Le sens de la sanction carcérale désamorcé
Le discours qui vise à considérer comme l’un des projets de la prison « la réinscription dans un espace social unique » ne pourra être pris au sérieux par les détenus. Le passage de l’intérieur à l’extérieur ne sera pas inscrit dans cette démarche, pas plus que le passage de l’extérieur vers l’intérieur n’est considéré par le détenu comme une sanction visant à la réparation du délit à travers la peine d’enfermement. La réinsertion est une notion qui n’est pas crédible pour les détenus. Pour eux, cela supposerait qu’ils soient « désinsérés », donc éventuellement à réinsérer. En pratique, ils sont tout à fait insérés dans l’espace social où ils évoluent et ne se considèrent pas à réinsérer en passant par la prison.
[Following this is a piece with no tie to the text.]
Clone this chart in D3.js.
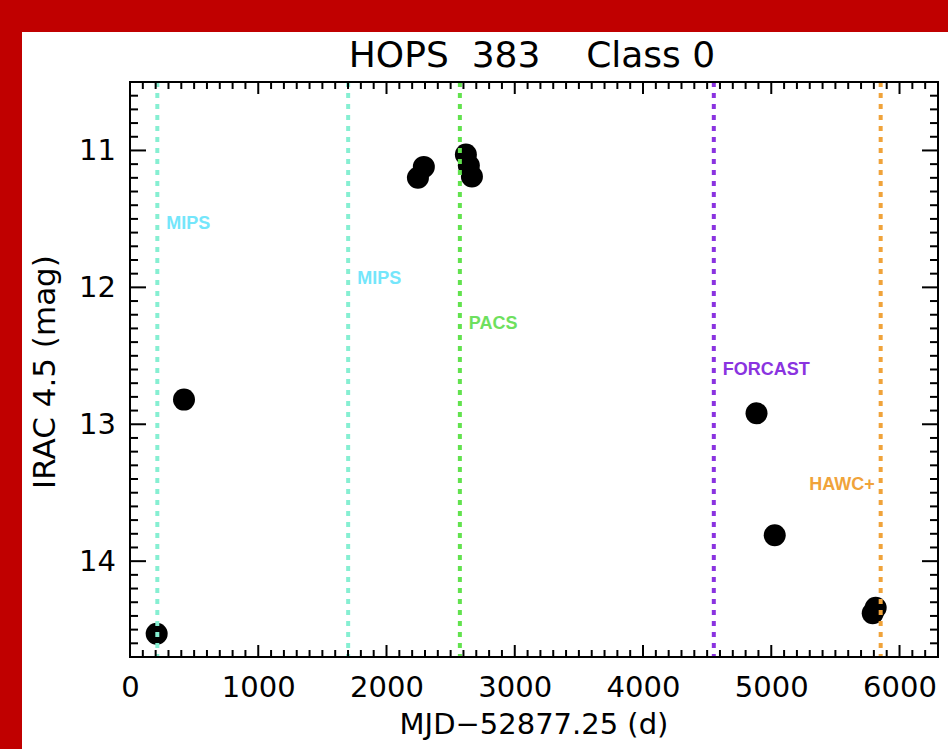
<!DOCTYPE html>
<html>
<head>
<meta charset="utf-8">
<script src="https://cdn.jsdelivr.net/npm/d3@7"></script>
<style>
  html, body { margin: 0; padding: 0; background: #c00000; }
  svg { display: block; }
</style>
</head>
<body>
<svg id="chart" width="948" height="749"></svg>
<script>
// ---- data ----
const xMajorTicks = [0, 1000, 2000, 3000, 4000, 5000, 6000];
const yMajorTicks = [11, 12, 13, 14];

const obsDays = [208, 421, 2245, 2291, 2619, 2642, 2666, 4885, 5027, 5791, 5814];
const obsMag  = [14.53, 12.82, 11.20, 11.12, 11.03, 11.11, 11.19, 12.92, 13.81, 14.38, 14.34];

const instNames  = ["MIPS", "MIPS", "PACS", "FORCAST", "HAWC+"];
const instDays   = [213, 1701, 2572, 4552, 5853];
const instLabelMag = [11.53, 11.93, 12.26, 12.59, 13.43];
const instLineColors  = ["#86efd2", "#86efd2", "#62e24e", "#8a33e0", "#f0a33a"];
const instLabelColors = ["#74e6fb", "#74e6fb", "#6ee05e", "#8a33e0", "#f0a33a"];
const instAnchor = ["start", "start", "start", "start", "end"];

const titleText = "HOPS  383    Class 0";
const xTitle = "MJD\u221252877.25 (d)";
const yTitle = "IRAC 4.5 (mag)";

// ---- layout ----
const W = 948, H = 749;
const plot = { left: 130, right: 938, top: 82, bottom: 657 };

const svg = d3.select("#chart");
svg.append("rect").attr("width", W).attr("height", H).attr("fill", "#c00000");
svg.append("rect").attr("x", 22).attr("y", 32).attr("width", W - 22).attr("height", H - 32).attr("fill", "#ffffff");

const x = d3.scaleLinear().domain([0, 6300]).range([plot.left, plot.right]);
const y = d3.scaleLinear().domain([10.5, 14.7]).range([plot.top, plot.bottom]);

// points
const pts = obsDays.map((d, i) => ({ d, m: obsMag[i] }));
svg.append("g").selectAll("circle").data(pts).join("circle")
  .attr("cx", p => x(p.d)).attr("cy", p => y(p.m)).attr("r", 11)
  .attr("fill", "#000");

// instrument lines
const inst = instNames.map((n, i) => ({ n, d: instDays[i], m: instLabelMag[i], lc: instLineColors[i], tc: instLabelColors[i], a: instAnchor[i] }));
svg.append("g").selectAll("line").data(inst).join("line")
  .attr("x1", p => x(p.d)).attr("x2", p => x(p.d))
  .attr("y1", plot.top).attr("y2", plot.bottom)
  .attr("stroke", p => p.lc).attr("stroke-width", 4)
  .attr("stroke-dasharray", "5,6");

svg.append("g").selectAll("text").data(inst).join("text")
  .attr("x", p => x(p.d) + (p.a === "end" ? -6 : 9))
  .attr("y", p => y(p.m))
  .attr("dy", "0.36em")
  .attr("text-anchor", p => p.a)
  .attr("fill", p => p.tc)
  .style("font-family", "'Liberation Sans', Arial, sans-serif")
  .style("font-weight", "bold")
  .style("font-size", "18px")
  .text(p => p.n);

// ---- frame ----
svg.append("rect")
  .attr("x", plot.left).attr("y", plot.top)
  .attr("width", plot.right - plot.left).attr("height", plot.bottom - plot.top)
  .attr("fill", "none").attr("stroke", "#000").attr("stroke-width", 2);

// ---- ticks ----
const axisFont = "'DejaVu Sans', sans-serif";
const xMinor = d3.range(0, 6301, 100).filter(v => v % 1000 !== 0);
const yMinor = d3.range(105, 148, 1).map(v => v / 10).filter(v => Math.abs(v - Math.round(v)) > 1e-6);

const xTickData = xMajorTicks.map(v => ({ v, len: 12 })).concat(xMinor.map(v => ({ v, len: 7 })));
const yTickData = yMajorTicks.map(v => ({ v, len: 16 })).concat(yMinor.map(v => ({ v, len: 8 })));

svg.append("g").selectAll("line").data(xTickData).join("line")
  .attr("x1", t => x(t.v)).attr("x2", t => x(t.v))
  .attr("y1", plot.bottom).attr("y2", t => plot.bottom - t.len)
  .attr("stroke", "#000").attr("stroke-width", 2);
svg.append("g").selectAll("line").data(xTickData).join("line")
  .attr("x1", t => x(t.v)).attr("x2", t => x(t.v))
  .attr("y1", plot.top).attr("y2", t => plot.top + t.len)
  .attr("stroke", "#000").attr("stroke-width", 2);
svg.append("g").selectAll("line").data(yTickData).join("line")
  .attr("y1", t => y(t.v)).attr("y2", t => y(t.v))
  .attr("x1", plot.left).attr("x2", t => plot.left + t.len)
  .attr("stroke", "#000").attr("stroke-width", 2);
svg.append("g").selectAll("line").data(yTickData).join("line")
  .attr("y1", t => y(t.v)).attr("y2", t => y(t.v))
  .attr("x1", plot.right).attr("x2", t => plot.right - t.len)
  .attr("stroke", "#000").attr("stroke-width", 2);

// tick labels through d3 axes
function styleLabels(g) {
  g.select(".domain").remove();
  g.selectAll(".tick line").remove();
  g.selectAll("text").style("font-family", axisFont).style("font-size", "29px").attr("fill", "#000");
}
svg.append("g").attr("transform", `translate(0,${plot.bottom})`)
  .call(d3.axisBottom(x).tickValues(xMajorTicks).tickSize(0).tickPadding(19).tickFormat(d3.format("d")))
  .call(styleLabels);
svg.append("g").attr("transform", `translate(${plot.left},0)`)
  .call(d3.axisLeft(y).tickValues(yMajorTicks).tickSize(0).tickPadding(14).tickFormat(d3.format("d")))
  .call(styleLabels);

// titles
svg.append("text").attr("x", 532).attr("y", 67).attr("text-anchor", "middle")
  .style("font-family", axisFont).style("font-size", "36px").style("white-space", "pre")
  .attr("fill", "#000").text(titleText);

svg.append("text").attr("x", (plot.left + plot.right) / 2).attr("y", 734).attr("text-anchor", "middle")
  .style("font-family", axisFont).style("font-size", "29px")
  .attr("fill", "#000").text(xTitle);

svg.append("text").attr("transform", `translate(55,372) rotate(-90)`)
  .attr("text-anchor", "middle")
  .style("font-family", axisFont).style("font-size", "31px")
  .attr("fill", "#000").text(yTitle);
</script>
</body>
</html>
Si une personne est exclue de manière structurelle, par le fait qu’elle soit originaire d’une banlieue, ceci ne signifie pas qu’elle n’est pas insérée dans l’espace de vie et de socialisation que représente cette banlieue ou ce quartier. Et ce n’est pas non plus le fait de commettre un délit qui désinsère une personne. Quelquefois le délit même est un mode de vie inséré dans cet espace social. Le plus souvent, des détenus originaires des mêmes quartiers se retrouvent en prison et la grande majorité partage cette « identité banlieue ». La personne détenue n’est pas en territoire étranger, elle passe d’une périphérie sociale à une autre dans une certaine continuité. Cette appréhension basée sur des comparaisons entre le dedans et certains types de dehors implique d’autres perceptions de ce qu’est la prison par rapport à l’extérieur, du sens qu’elle revêt pour ceux qui la subissent et l’intègrent dans leur parcours de vie. L’approche démographique est ici à recouper avec une approche en termes d’origine et de géographie sociales. La prison est à appréhender en rapport avec la banlieue et réciproquement pour percevoir les liens et les va-et-vient qui existent entre les deux sur le plan social et culturel, et en tirer les conséquences.